In the next part of the project, we obtained data of the Human Development Index (HDI) which measures the average achievement in the key dimensions of human development, highlighting which countries maintain a good standard of living and quality of life. The data showed the HDI from 2015-2018, similar years to the ones we used for the previous part. Using linear regressions, we saw if there is a correlation between the Happiness Score from our dataset and from the HDI Score for the countries from the years 2015-2018 inclusive. After creating the linear regressions, we then analyzed how the data compared to one another, and what the linear regressions could tell us in regards to what else may factor into happiness score.

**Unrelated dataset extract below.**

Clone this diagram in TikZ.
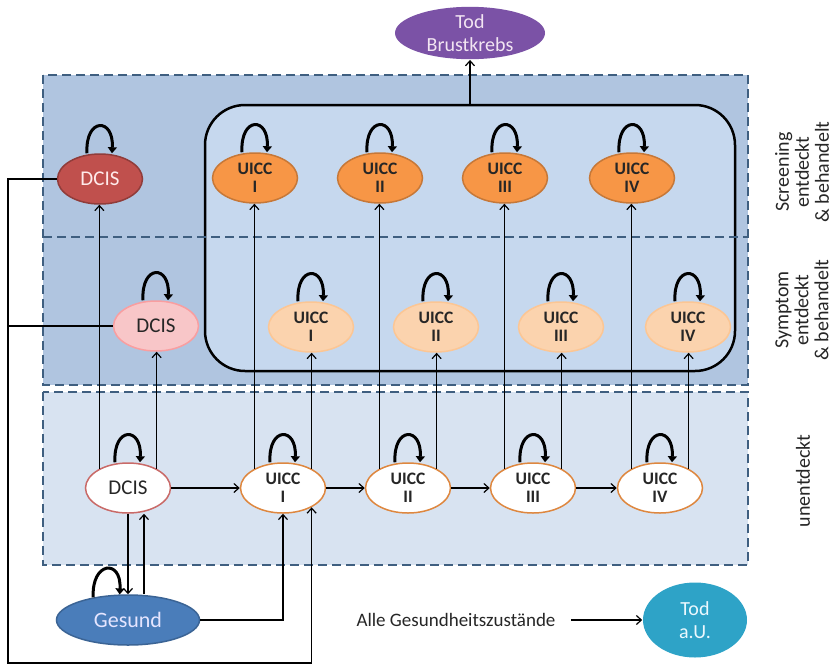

Just like the previous part, we had to tidy up and clean the Human Development Index data. The data was very poorly formatted, all the data for each country and each year only showing up in one column and having many NaN columns randomly appearing because of the poor formatting provided. We had to separate the countries by year, and to separate the columns, we had to create a new dataframe and extract the data from the older one. Another problem we ran into was in the inconsistency of country naming, so we added the pycountry import which standardized naming for the countries.
Based on the linear regressions, we saw that there was a correlation between the Happiness Score and the HDI Score, the two numbers following a pattern with one another. As the HDI score combines factors such as life expectancy, standard of living, and education to measure human development, it also ties into the Happiness Score, because even though the HDI isn’t a part of it, they’re both measured through similar things. It should be noted that the Happiness Score isn’t clear science; it uses a multitude of factors to try and determine the happiness of countries, but that doesn’t mean it’s perfectly accurate to how people in a given country really feel. It could be shown that there are more factors that need to be considered, and one of them could be the Human Development Index.